La Meloni garantisce lealtà a Draghi, Conte sogna la rottura. Scambio di ruoli in vista del 21 giugno
La leader di FdI non ha dubbi: "non possiamo accettare che l'Italia passi come il ventre molle dell'occidente". A Palazzo Chigi si fidano di lei, in vista della conta al Senato. La stessa su cui gravita l'incognita del M5s. Paradossi populisti
Ci sta che la fermezza, a Giorgia Meloni, sia suggerita da quel Guido Crosetto che il dossier ucraino lo conosce assai bene, e ne guarda da vicino le evoluzioni: lui che, da presidente di Aiad, la branca confindustriale che riguarda difesa e aerospazio, gioca un ruolo non proprio defilato nelle trattative che coinvolgono in questi giorni il governo italiano per definire la nuova fornitura di macchinari e mezzi in sostegno a Kyiv. O forse ci sta, più semplicemente, quella che Ignazio La Russa definisce “coerenza storica”, e la definisce canticchiando: “Il mondo è rimasto a guardare, sull’orlo della fossa seduto”. I ragazzi di Buda, l’indifferenza occidentale davanti ai carri armati sovietici in Ungheria. Sta di fatto che a Palazzo Chigi l’inversione dei ruoli la considerano ormai cosa fatta. Da quando la Meloni, ormai più di due mesi fa, ha assicurato a Mario Draghi “piena disponibilità” per quanto riguarda l’impegno dell’Italia sul fronte di guerra, i colloqui tra la leader di Fratelli d’Italia e il presidente del Consiglio sono rimasti costanti, e quasi sempre cordiali. Al punto che se un’incognita permane, in vista delle comunicazioni al Parlamento per il prossimo Consiglio europeo di fine giugno, riguarda semmai Giuseppe Conte. “Cos’ha in mente?”, prova a capire Draghi, chiedendo ai non molti grillini di cui si fida, e da cui riceve risposte vaghe: “E chi lo sa?”. Ieri, per dire, tra i consiglieri dell’ex premier era tutto un fomentare le indiscrezioni sulle manovre centriste che mirano al Draghi bis, e che vedrebbero coinvolto pure Luigi Di Maio: “Scrivetelo: è a quello che puntano tutti, tranne noi”.

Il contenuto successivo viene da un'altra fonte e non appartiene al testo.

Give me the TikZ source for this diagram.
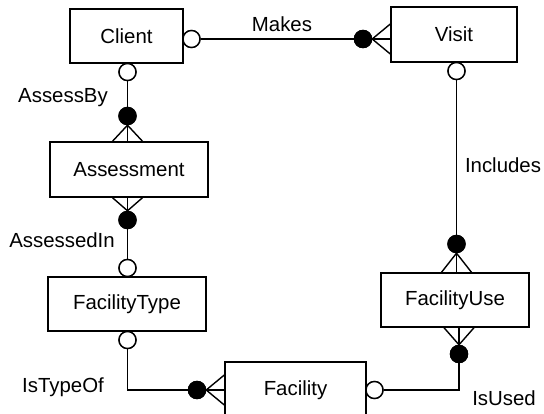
\documentclass[tikz,border=0pt]{standalone}
\usepackage{fontspec}
\setmainfont{Liberation Sans}
\begin{document}
\begin{tikzpicture}[x=1pt,y=-1pt,
  ent/.style={draw,line width=1.4pt,fill=white,inner sep=0pt,font=\fontsize{20.4}{24}\selectfont},
  ocirc/.style={circle,draw,line width=1.4pt,fill=white,inner sep=0pt,minimum size=17pt},
  fcirc/.style={circle,draw,line width=1.4pt,fill=black,inner sep=0pt,minimum size=17pt},
  conn/.style={line width=1.4pt},
  lbl/.style={inner sep=0pt,font=\fontsize{20.4}{24}\selectfont}]
\clip (0,0) rectangle (544,414);
\fill[white] (0,0) rectangle (544,414);
% entities
\node[ent,minimum width=113pt,minimum height=54pt] (client) at (126.5,36) {Client};
\node[ent,minimum width=126pt,minimum height=55pt] (visit) at (454,34.5) {Visit};
\node[ent,minimum width=158pt,minimum height=55pt] (assess) at (129,169.5) {Assessment};
\node[ent,minimum width=158pt,minimum height=54pt] (ftype) at (127,304) {FacilityType};
\node[ent,minimum width=141pt,minimum height=56pt] (fac) at (295.5,390) {Facility};
\node[ent,minimum width=148pt,minimum height=54pt] (fuse) at (455,300) {FacilityUse};
% Makes
\node[ocirc] (m1) at (191.5,39) {};
\node[fcirc] (m2) at (363,39) {};
\draw[conn] (m1) -- (m2);
\foreach \d in {-15,0,15}
  \draw[conn] (m2.east) -- ([yshift=\d pt]visit.west |- m2);
% AssessBy
\node[ocirc] (a1) at (127.5,72) {};
\node[fcirc] (a2) at (127.5,116) {};
\draw[conn] (a1) -- (a2);
\foreach \d in {-15,0,15}
  \draw[conn] (a2.south) -- ([xshift=\d pt]a2.south |- assess.north);
% AssessedIn
\node[fcirc] (b1) at (127.5,220) {};
\node[ocirc] (b2) at (127.5,268) {};
\draw[conn] (b1) -- (b2);
\foreach \d in {-15,0,15}
  \draw[conn] (b1.north) -- ([xshift=\d pt]b1.north |- assess.south);
% IsTypeOf
\node[ocirc] (t1) at (127.5,340) {};
\node[fcirc] (t2) at (197,390) {};
\coordinate (tc) at (127.5,390);
\draw[conn] (t1) -- (tc) -- (t2);
\foreach \d in {-15,0,15}
  \draw[conn] (t2.east) -- ([yshift=\d pt]fac.west |- t2);
% IsUsed
\node[ocirc] (u1) at (374.5,390) {};
\node[fcirc] (u2) at (459,354) {};
\coordinate (uc) at (459,390);
\draw[conn] (u1) -- (uc) -- (u2);
\foreach \d in {-15,0,15}
  \draw[conn] (u2.north) -- ([xshift=\d pt]u2.north |- fuse.south);
% Includes
\node[ocirc] (i1) at (456.5,71) {};
\node[fcirc] (i2) at (456.5,244) {};
\draw[conn] (i1) -- (i2);
\foreach \d in {-15,0,15}
  \draw[conn] (i2.south) -- ([xshift=\d pt]i2.south |- fuse.north);
% redraw circles on top
\foreach \n in {m1,a1,b2,t1,u1,i1}
  \node[ocirc] at (\n) {};
\foreach \n in {m2,a2,b1,t2,u2,i2}
  \node[fcirc] at (\n) {};
% labels
\node[lbl] (lmakes) at (282,24) {Makes};
\node[lbl] (lassessby) at (63,98) {AssessBy};
\node[lbl] (lincl) at (503,165) {Includes};
\node[lbl] (lassin) at (62,240) {AssessedIn};
\node[lbl] (ltype) at (63,387) {IsTypeOf};
\node[lbl] (lused) at (504,398) {IsUsed};
\end{tikzpicture}
\end{document}
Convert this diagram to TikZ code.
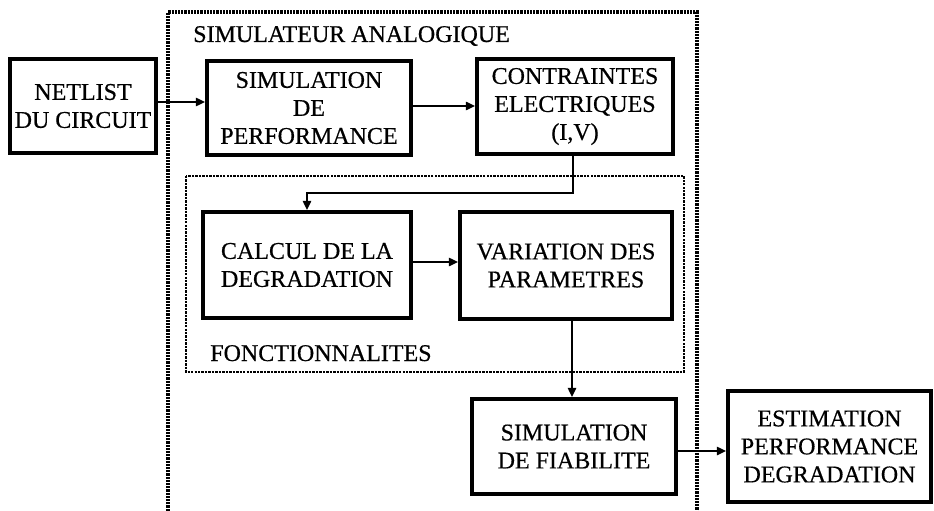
\documentclass[tikz,border=0pt]{standalone}
\usepackage{fontspec}
\setmainfont{Liberation Serif}[FakeBold=0.5]
\usetikzlibrary{arrows.meta}
\begin{document}
\begin{tikzpicture}[x=0.75pt,y=-0.75pt,
  box/.style={draw, line width=2.6pt, align=center, inner sep=0pt,
    font=\fontsize{18}{21}\selectfont},
  size/.style 2 args={minimum width={0.75pt*#1}, minimum height={0.75pt*#2}},
  arr/.style={line width=2pt, -{Triangle[length=7pt,width=6pt]}},
  outerdot/.style={line width=2.5pt, dash pattern=on 1.6pt off 0.8pt},
  innerdot/.style={line width=2pt, dash pattern=on 1.8pt off 0.8pt},
  grouplabel/.style={font=\fontsize{18}{21}\selectfont, inner sep=0pt, anchor=base west}]
  \clip (0,0) rectangle (934,510);

  % group frames
  \draw[outerdot] (168,530) -- (168,12) -- (697,12) -- (697,530);
  \draw[innerdot] (186,176) rectangle (684,372);
  \node[grouplabel] (simlabel) at (193,42) {SIMULATEUR ANALOGIQUE};
  \node[grouplabel] (fonclabel) at (210,361) {FONCTIONNALITES};

  % blocks
  \node[box, size={146}{94}] (netlist) at (83,106) {NETLIST\\DU CIRCUIT};
  \node[box, size={204}{94}] (simperf) at (309,108) {SIMULATION\\DE\\PERFORMANCE};
  \node[box, size={196}{95}] (contr) at (575,106.5) {CONTRAINTES\\ELECTRIQUES\\(I,V)};
  \node[box, size={208}{106}] (calcul) at (307,265) {CALCUL DE LA\\DEGRADATION};
  \node[box, size={212}{107}] (variation) at (566,265.5) {VARIATION DES\\PARAMETRES};
  \node[box, size={204}{95}] (simfiab) at (574,446.5) {SIMULATION\\DE FIABILITE};
  \node[box, size={203}{111}] (estim) at (829.5,446.5) {ESTIMATION\\PERFORMANCE\\DEGRADATION};

  % connectors
  \draw[arr] (netlist.east |- 0,102) -- (simperf.west |- 0,102);
  \draw[arr] (simperf.east |- 0,106) -- (contr.west |- 0,106);
  \coordinate (bendA) at (573,193);
  \draw[arr] (contr.south -| bendA) -- (bendA) -- (bendA -| calcul.north) -- (calcul.north);
  \draw[arr] (calcul.east |- 0,262) -- (variation.west |- 0,262);
  \draw[arr] (variation.south -| 572,0) -- (simfiab.north -| 572,0);
  \draw[arr] (simfiab.east |- 0,451) -- (estim.west |- 0,451);
\end{tikzpicture}
\end{document}
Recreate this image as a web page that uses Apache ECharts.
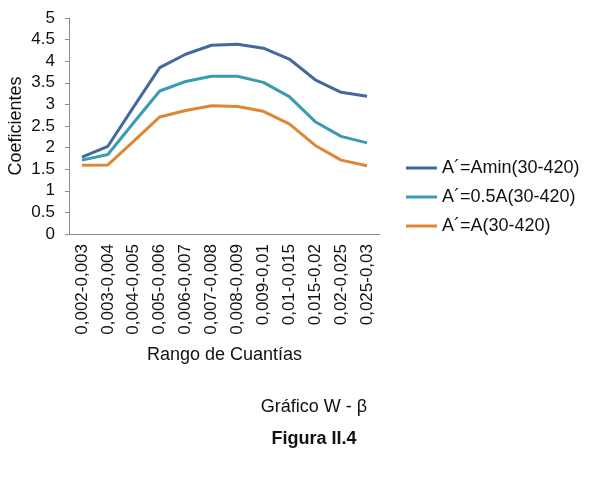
<!DOCTYPE html>
<html>
<head>
<meta charset="utf-8">
<script src="https://cdn.jsdelivr.net/npm/echarts@6/dist/echarts.min.js"></script>
<style>
  html, body { margin: 0; padding: 0; background: #fff; }
  #chart { width: 592px; height: 484px; }
</style>
</head>
<body>
<div id="chart"></div>
<script>
var categories = ['0,002-0,003', '0,003-0,004', '0,004-0,005', '0,005-0,006', '0,006-0,007', '0,007-0,008',
  '0,008-0,009', '0,009-0,01', '0,01-0,015', '0,015-0,02', '0,02-0,025', '0,025-0,03'];
var seriesNames = ['A´=Amin(30-420)', 'A´=0.5A(30-420)', 'A´=A(30-420)'];
var aMin = [1.78, 2.03, 2.95, 3.85, 4.16, 4.37, 4.39, 4.30, 4.05, 3.57, 3.28, 3.19];
var aHalf = [1.71, 1.84, 2.58, 3.31, 3.53, 3.65, 3.65, 3.51, 3.18, 2.60, 2.26, 2.11];
var aFull = [1.59, 1.60, 2.15, 2.71, 2.86, 2.97, 2.95, 2.84, 2.55, 2.05, 1.71, 1.58];
var yTicks = [0, 0.5, 1, 1.5, 2, 2.5, 3, 3.5, 4, 4.5, 5];

var colors = ['#44699F', '#3A9BB2', '#DF8636'];
var font = 'Liberation Sans, Arial, sans-serif';

var ec = echarts.init(document.getElementById('chart'));

function line(name, values, i) {
  return {
    name: name,
    type: 'line',
    data: values,
    symbol: 'none',
    lineStyle: { width: 3, color: colors[i] },
    itemStyle: { color: colors[i] }
  };
}

ec.setOption({
  animation: false,
  textStyle: { fontFamily: font },
  grid: { left: 69, right: 212, top: 18, bottom: 250, containLabel: false, outerBoundsMode: 'none' },
  legend: {
    orient: 'vertical',
    left: 401,
    top: 153,
    icon: 'rect',
    itemWidth: 31,
    itemHeight: 3,
    itemGap: 9,
    textStyle: { fontSize: 18, lineHeight: 20, color: '#111', fontFamily: font },
    data: seriesNames
  },
  xAxis: {
    type: 'category',
    data: categories,
    boundaryGap: true,
    name: 'Rango de Cuantías',
    nameLocation: 'middle',
    nameGap: 112,
    nameTextStyle: { fontSize: 18, color: '#111' },
    axisLine: { lineStyle: { color: '#8c8c8c' } },
    axisTick: { show: false },
    axisLabel: { rotate: 90, fontSize: 17, color: '#111', margin: 10, interval: 0 }
  },
  yAxis: {
    type: 'value',
    min: yTicks[0],
    max: yTicks[yTicks.length - 1],
    interval: 0.5,
    splitLine: { show: false },
    axisLine: { show: true, lineStyle: { color: '#8c8c8c' } },
    axisTick: { show: true, length: 4, lineStyle: { color: '#8c8c8c' } },
    axisLabel: { fontSize: 17, color: '#111', margin: 14 }
  },
  graphic: [{
    // y axis title, placed by hand
    type: 'text',
    x: 16, y: 126,
    rotation: Math.PI / 2,
    style: { text: 'Coeficientes', fill: '#111', textAlign: 'center', textVerticalAlign: 'middle', font: '18px ' + font }
  }, {
    type: 'text',
    x: 314, y: 398,
    style: { text: 'Gráfico W - β', fill: '#111', textAlign: 'center', font: '18px ' + font }
  }, {
    type: 'text',
    x: 314, y: 430,
    style: { text: 'Figura II.4', fill: '#111', textAlign: 'center', font: 'bold 18px ' + font }
  }],
  series: [
    line(seriesNames[0], aMin, 0),
    line(seriesNames[1], aHalf, 1),
    line(seriesNames[2], aFull, 2)
  ]
});
</script>
</body>
</html>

E così a qualcuno, dentro FdI, il dubbio è venuto: “Non è che finiamo per schiacciarci su Draghi, noi che stiamo all’opposizione?”. Ma la Meloni le incertezze le ha scacciate via predicando la virtù della coerenza. “Noi dobbiamo spiegare – ha catechizzato i suoi – che siamo contrari a chi vorrebbe portarci a recitare il ruolo della solita italietta, inaffidabile sul piano delle alleanze”. “Ma le sanzioni?”, le chiedono preoccupati i suoi. “Se mettessimo a rischio anche solo il 10 per cento della nostra credibilità con l’occidente – ribatte lei, serafica – rischieremmo ricadute economiche assai peggiori di quelle che derivano dal blocco dei commerci con la Russia”.
E insomma il paradosso sta qui: che il 21 giugno Conte potrebbe rinnegare una linea governista proprio mentre i meloniani la sostengono. La diserzione grillina e il collaborazionismo patriottico. Conte, all’idea, già si frega le mani. “Sarebbe la prova di quello che ripeto da tempo: che quella della Meloni non è un’opposizione”. Al che è perfino troppo facile, per donna Giorgia, accettare lo scambio delle parti in commedia. “Quello che noi non possiamo accettare è di consentire che l’Italia appaia l’anello debole della coalizione atlantica”, spiega ai suoi. Sostiene il governo che c’è, insomma, pensando forse a quello che verrà.
“Sarebbe un calcolo di corto respiro quello che ci indurrebbe ad assecondare le manovre spericolate di chi ora contraddice Draghi sul sostegno all’Ucraina”, conferma il senatore Giovanbattista Fazzolari. Che, in vista del voto sulla risoluzione del 21 giugno, non ha dubbi: “Se in ballo c’è il collocamento internazionale dell’Italia, non possiamo certo far prevalere logiche di tornaconto tattico”. Insiste La Russa: “Non possiamo che stare con l’aggredito. E’ la nostra storia”. E Conte? E Salvini? “Salvini ha una storia diversa, dalla nostra, e anche una postura un po’ più flessibile, diciamo, nei confronti della Russia. I Cinquestelle, beati loro, non hanno alcuna storia, possono permettersi qualsiasi incoerenza”.